DALLAS — In a searing Texas summer marked by drought and 100-degree days, residents of Dallas, Fort Worth and San Antonio may have the most to complain about. The cities are sweating out their hottest year on record so far, and the state is in the running for its most sweltering year on record, weather officials said.
This is going to be one of the top 10 warmest summers for the state," said Victor Murphy, a climate expert at the National Weather Service's regional headquarters in Fort Worth. "And the areas that have been the worst so far will probably stay the worst, basically South Central and North Central Texas."
The hottest summers on record for Texas were in 1980 and 1998, when temperatures averaged 84.3 degrees for June, July and August. So far this year, the state is averaging 82.3 degrees, but that doesn't include August — typically the summer's hottest month. The brunt of the heat and drought has affected a large swath of Central Texas, from Laredo to Wichita Falls and San Angelo to Paris.

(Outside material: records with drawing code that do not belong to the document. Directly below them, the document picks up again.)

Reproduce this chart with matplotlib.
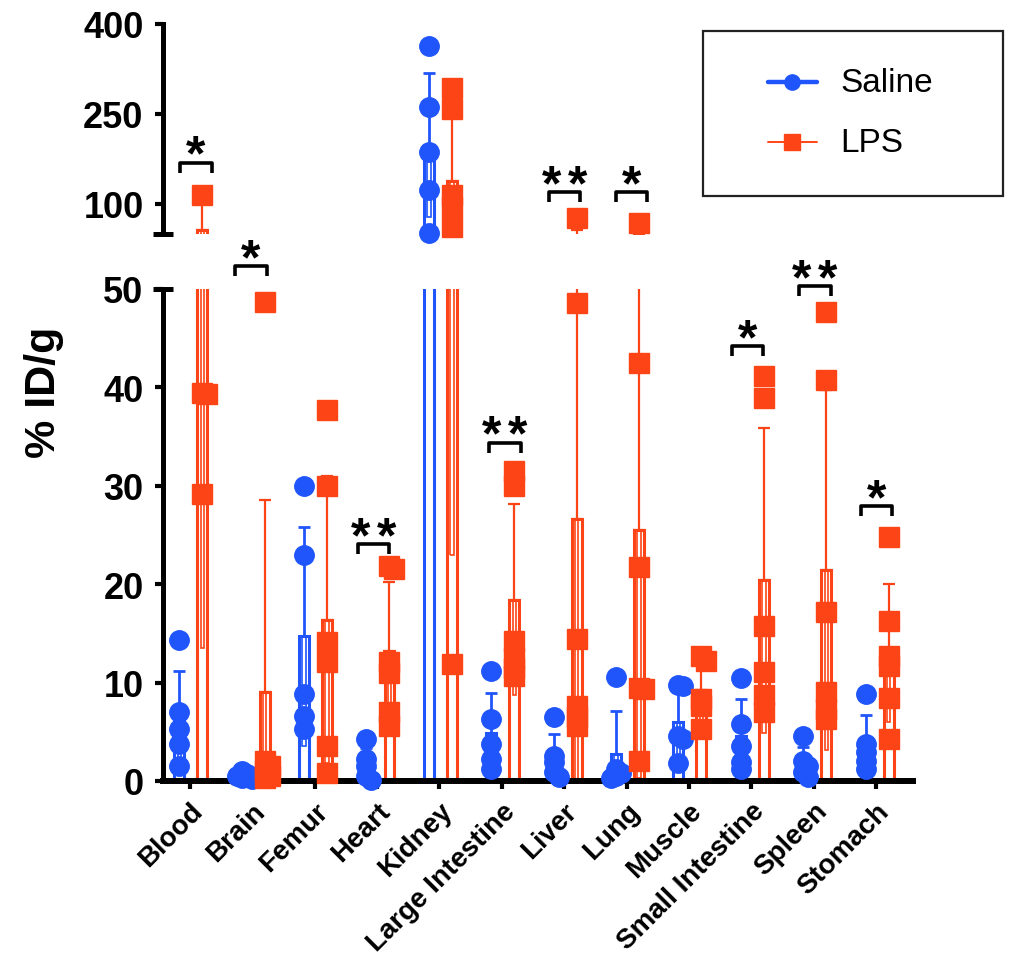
import numpy as np
import matplotlib
matplotlib.use('Agg')
import matplotlib.pyplot as plt
from matplotlib.patches import Rectangle
from matplotlib.lines import Line2D

plt.rcParams['font.family'] = ['Liberation Sans', 'DejaVu Sans']

# ---------------- data ----------------
categories = ['Blood', 'Brain', 'Femur', 'Heart', 'Kidney', 'Large Intestine',
              'Liver', 'Lung', 'Muscle', 'Small Intestine', 'Spleen', 'Stomach']

saline_points = [
    [14.3, 7.0, 5.3, 3.8, 1.5],
    [1.0, 0.7, 0.5, 0.3, 0.2],
    [30.0, 23.0, 8.8, 6.6, 5.3],
    [4.3, 2.2, 1.5, 0.5, 0.1],
    [363, 262, 187, 124, 52],
    [11.2, 6.3, 3.8, 2.2, 1.2],
    [6.5, 2.5, 1.9, 0.9, 0.4],
    [10.6, 1.2, 0.8, 0.5, 0.3],
    [9.8, 9.7, 4.6, 4.3, 1.8],
    [10.5, 5.8, 3.6, 1.9, 1.2],
    [4.6, 2.0, 1.5, 0.9, 0.4],
    [8.8, 3.8, 2.9, 2.0, 1.2],
]
lps_points = [
    [115, 39.4, 39.3, 29.2],
    [48.7, 2.0, 1.5, 1.0, 0.5, 0.3],
    [37.7, 30.0, 14.1, 12.1, 3.6, 0.8],
    [21.8, 21.5, 12.1, 11.0, 7.0, 5.6],
    [294, 259, 115, 95, 62, 11.9],
    [31.5, 30.0, 14.2, 12.5, 11.5, 10.7],
    [77, 48.6, 14.4, 7.6, 6.5, 5.6],
    [68, 42.5, 21.7, 9.5, 9.3, 2.0],
    [12.7, 12.2, 8.3, 7.6, 5.3],
    [41.2, 38.9, 15.8, 11.1, 8.7, 7.0],
    [47.7, 40.8, 17.2, 9.0, 7.3, 6.3],
    [24.8, 16.3, 12.7, 11.7, 8.4, 4.3],
]
saline_mean = [6.4, 0.5, 14.7, 1.7, 198, 4.9, 2.4, 2.7, 6.0, 4.6, 1.9, 3.7]
saline_sd = [4.8, 0.3, 11.1, 1.7, 120, 4.0, 2.4, 4.4, 3.6, 3.7, 1.6, 3.0]
lps_mean = [57, 9.0, 16.4, 13.2, 139, 18.4, 26.6, 25.5, 9.2, 20.4, 21.4, 13.0]
lps_sd = [43.5, 19.6, 14.6, 7.0, 116, 9.7, 29.5, 25.2, 3.2, 15.5, 18.3, 7.05]
significance = ['*', '*', '', '**', '', '**', '**', '*', '', '*', '**', '*']

series_names = ['Saline', 'LPS']

# ---------------- layout / style ----------------
W, H = 1017, 962
BLUE = '#1f55fb'
RED = '#fd4416'
fig = plt.figure(figsize=(W / 100, H / 100), dpi=100)

left = 163 / W
right = 913 / W
ax_top = fig.add_axes([left, 1 - 235 / H, right - left, (235 - 25) / H])
ax_bot = fig.add_axes([left, 1 - 782 / H, right - left, (782 - 290) / H])

n = len(categories)
x = np.arange(n)
xlim = (-0.43, n - 1 + 0.59)
for ax in (ax_top, ax_bot):
    ax.set_xlim(*xlim)
ax_top.set_ylim(50, 400)
ax_bot.set_ylim(0, 50)

bw = 0.16      # bar width
iw = 0.055     # inner error rectangle width
offsets = [-0.17, 0.2]
colors = [BLUE, RED]
markers = ['o', 's']
msizes = [14, 14]
err_lw = [2.0, 1.6]
groups = [(saline_points, saline_mean, saline_sd), (lps_points, lps_mean, lps_sd)]


def swarm_offsets(ax, vals, min_d=5.0, step=5.0):
    """Horizontal pixel offsets so that near-identical values sit side by side."""
    pv = [ax.transData.transform((0, v))[1] for v in vals]
    placed, offs = [], []
    for p in pv:
        chosen = 0.0
        for cand in (0.0, step, -step, 2 * step, -2 * step):
            if all((cand - po) ** 2 + (p - pp) ** 2 >= min_d ** 2 for po, pp in placed):
                chosen = cand
                break
        placed.append((chosen, p))
        offs.append(chosen)
    px_per_unit = ax.transData.transform((1, 0))[0] - ax.transData.transform((0, 0))[0]
    return [o / px_per_unit for o in offs]


for ax, (ylo, yhi) in ((ax_top, (50, 400)), (ax_bot, (0, 50))):
    for s, (pts_all, means, sds) in enumerate(groups):
        c = colors[s]
        xs = x + offsets[s]
        ax.bar(xs, means, width=bw, fill=False, edgecolor=c, linewidth=2.2, zorder=2)
        ax.errorbar(xs, means, yerr=[np.zeros(n), sds], fmt='none', ecolor=c,
                    elinewidth=err_lw[s], capsize=4, capthick=err_lw[s], zorder=2)
        for i in range(n):
            lo = max(means[i] - sds[i], 0)
            ax.add_patch(Rectangle((xs[i] - iw / 2, lo), iw, means[i] - lo, fill=False,
                                   edgecolor=c, linewidth=1.2, zorder=2))
            pts = [p for p in pts_all[i] if ylo <= p <= yhi]
            if pts:
                dxs = swarm_offsets(ax, pts)
                ax.plot([xs[i] + d for d in dxs], pts, linestyle='none', marker=markers[s],
                        ms=msizes[s], color=c, mec=c, zorder=4, clip_on=False)

# ---------------- axes styling ----------------
for ax in (ax_top, ax_bot):
    ax.spines['right'].set_visible(False)
    ax.spines['top'].set_visible(False)
    ax.spines['left'].set_linewidth(3.6)
    ax.spines['left'].set_capstyle('projecting')
    ax.tick_params(axis='y', direction='out', length=6, width=3, labelsize=26, pad=8)
    ax.set_facecolor('none')

ax_top.spines['bottom'].set_visible(False)
ax_top.set_xticks([])
ax_top.set_yticks([100, 250, 400])
ax_top.set_yticklabels(['100', '250', '400'], fontweight='bold', fontsize=26)

ax_bot.spines['bottom'].set_linewidth(4.3)
ax_bot.spines['bottom'].set_capstyle('projecting')
ax_bot.set_yticks([0, 10, 20, 30, 40, 50])
ax_bot.set_yticklabels(['0', '10', '20', '30', '40', '50'], fontweight='bold', fontsize=26)
ax_bot.set_xticks(x)
ax_bot.set_xticklabels(categories, rotation=45, ha='right', rotation_mode='anchor',
                       fontsize=20, fontweight='bold')
ax_bot.tick_params(axis='x', direction='out', length=6, width=3, pad=6)

# axis break marks
ax_top.plot([0], [0], marker='_', ms=15, mew=3.6, color='k', transform=ax_top.transAxes, clip_on=False)
ax_bot.plot([0], [1], marker='_', ms=15, mew=3.6, color='k', transform=ax_bot.transAxes, clip_on=False)

fig.text(44 / W, 1 - 392 / H, '% ID/g', rotation=90, fontsize=31, fontweight='bold',
         ha='center', va='center')

# ---------------- significance brackets ----------------
bracket_pos = {0: ('top', 169, 0.10), 1: ('bot', 52.3, -0.02), 3: ('bot', 24.1, -0.05),
               5: ('bot', 34.4, 0.05), 6: ('top', 120, 0.0), 7: ('top', 120, 0.08),
               9: ('bot', 44.2, -0.06), 10: ('bot', 50.3, 0.02), 11: ('bot', 27.9, 0.0)}
for i, (panel, yb, shift) in bracket_pos.items():
    ax = ax_top if panel == 'top' else ax_bot
    p0 = ax.transData.transform((0, yb))
    yd = ax.transData.inverted().transform((p0[0], p0[1] - 10))[1]
    xc = i + shift
    x0, x1 = xc - 0.25, xc + 0.25
    ax.plot([x0, x0, x1, x1], [yd, yb, yb, yd], color='k', lw=2.6,
            solid_joinstyle='round', solid_capstyle='butt', clip_on=False, zorder=5)
    lab = significance[i]
    k = len(lab)
    for j in range(k):
        dx = (j - (k - 1) / 2) * 26
        ax.annotate('*', xy=(xc, yb), xytext=(dx, -7), textcoords='offset pixels',
                    ha='center', va='baseline', fontsize=36, fontweight='bold',
                    annotation_clip=False, zorder=6)

# ---------------- legend (drawn manually) ----------------
fig.add_artist(Rectangle((703 / W, 1 - 197 / H), 300 / W, 165 / H, transform=fig.transFigure,
                         fill=False, edgecolor='#222222', linewidth=1.6))
leg_y = [83, 143]
leg_lw = [3.2, 1.4]
for s in range(2):
    yy = 1 - leg_y[s] / H
    fig.add_artist(Line2D([768 / W, 817 / W], [yy, yy], color=colors[s], lw=leg_lw[s],
                          solid_capstyle='round', transform=fig.transFigure))
    fig.add_artist(Line2D([792 / W], [yy], color=colors[s], marker=markers[s], ms=11,
                          linestyle='none', transform=fig.transFigure))
    fig.text(840 / W, yy, series_names[s], fontsize=24, ha='left', va='center')

fig.savefig('out.png', dpi=100)
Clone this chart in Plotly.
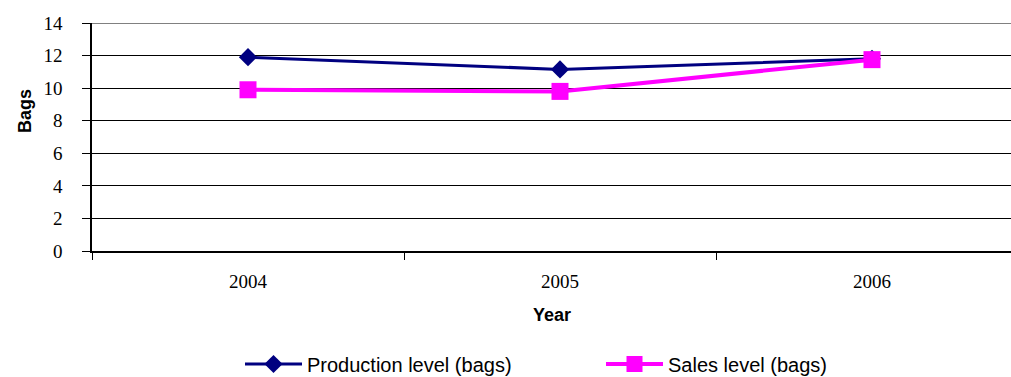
import plotly.graph_objects as go

# Chart data
years = ["2004", "2005", "2006"]
production = [11.9, 11.15, 11.8]
sales = [9.9, 9.8, 11.75]
y_ticks = [0, 2, 4, 6, 8, 10, 12, 14]

W, H = 1011, 377
M_L, M_R, M_T, M_B = 92, 0, 23, 126
plot_w = W - M_L - M_R
plot_h = H - M_T - M_B

fig = go.Figure()

fig.add_trace(go.Scatter(
    x=years, y=production, name="Production level (bags)",
    mode="lines+markers",
    line=dict(color="#000080", width=3),
    marker=dict(symbol="diamond", size=14, color="#000080"),
))
fig.add_trace(go.Scatter(
    x=years, y=sales, name="Sales level (bags)",
    mode="lines+markers",
    line=dict(color="#FF00FF", width=4),
    marker=dict(symbol="square", size=17, color="#FF00FF"),
))

serif = "Liberation Serif, Times New Roman, serif"
sans = "Liberation Sans, Arial, sans-serif"

fig.update_layout(
    width=W, height=H,
    margin=dict(l=M_L, r=M_R, t=M_T, b=M_B, pad=0, autoexpand=False),
    paper_bgcolor="white", plot_bgcolor="white",
    showlegend=True,
    legend=dict(
        orientation="h",
        xref="container", yref="container",
        x=240 / W, xanchor="left",
        y=(H - 364) / H, yanchor="middle",
        font=dict(family=sans, size=20, color="black"),
        itemwidth=57,
        entrywidth=289, entrywidthmode="pixels",
        bgcolor="rgba(0,0,0,0)",
        tracegroupgap=0,
    ),
    xaxis=dict(
        type="category",
        range=[-0.5, -0.5 + plot_w / 312],
        showgrid=False,
        showline=True, linecolor="black", linewidth=2,
        ticks="outside", tickson="boundaries", ticklen=7,
        tickcolor="black", tickwidth=1,
        tickfont=dict(family=serif, size=19, color="black"),
        ticklabelstandoff=12,
        zeroline=False,
        fixedrange=True,
    ),
    yaxis=dict(
        range=[0, 14],
        tickvals=y_ticks,
        showgrid=True, gridcolor="black", gridwidth=1,
        showline=True, linecolor="black", linewidth=1.5,
        ticks="outside", ticklen=8, tickcolor="black", tickwidth=1,
        tickfont=dict(family=serif, size=19, color="black"),
        ticklabelstandoff=16,
        zeroline=False,
        fixedrange=True,
    ),
    annotations=[
        dict(text="<b>Year</b>", xref="paper", yref="paper",
             x=0.5, y=-(315 - (M_T + plot_h)) / plot_h,
             xanchor="center", yanchor="middle", showarrow=False,
             font=dict(family=sans, size=18, color="black")),
        dict(text="<b>Bags</b>", xref="paper", yref="paper",
             x=-(M_L - 25) / plot_w, y=((M_T + plot_h) - 111) / plot_h,
             xanchor="center", yanchor="middle", showarrow=False,
             textangle=-90,
             font=dict(family=sans, size=18, color="black")),
    ],
    shapes=[
        # plot-area top border
        dict(type="line", xref="paper", yref="y", x0=0, x1=1, y0=14, y1=14,
             line=dict(color="#808080", width=2), layer="below"),
    ],
)

fig.write_html("out.html")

Temperatures in big cities like San Antonio and Dallas-Fort Worth have been even higher, Murphy said. "Any metropolitan area can have temperatures that are one or two degrees higher than the surrounding rural areas because of all that steel and concrete," meteorologist Gary Woodallsaid. In the Dallas-Fort Worth region, 13 out of the first 14 days of August were 100-plus scorchers, and no relief is in sight, Woodall said.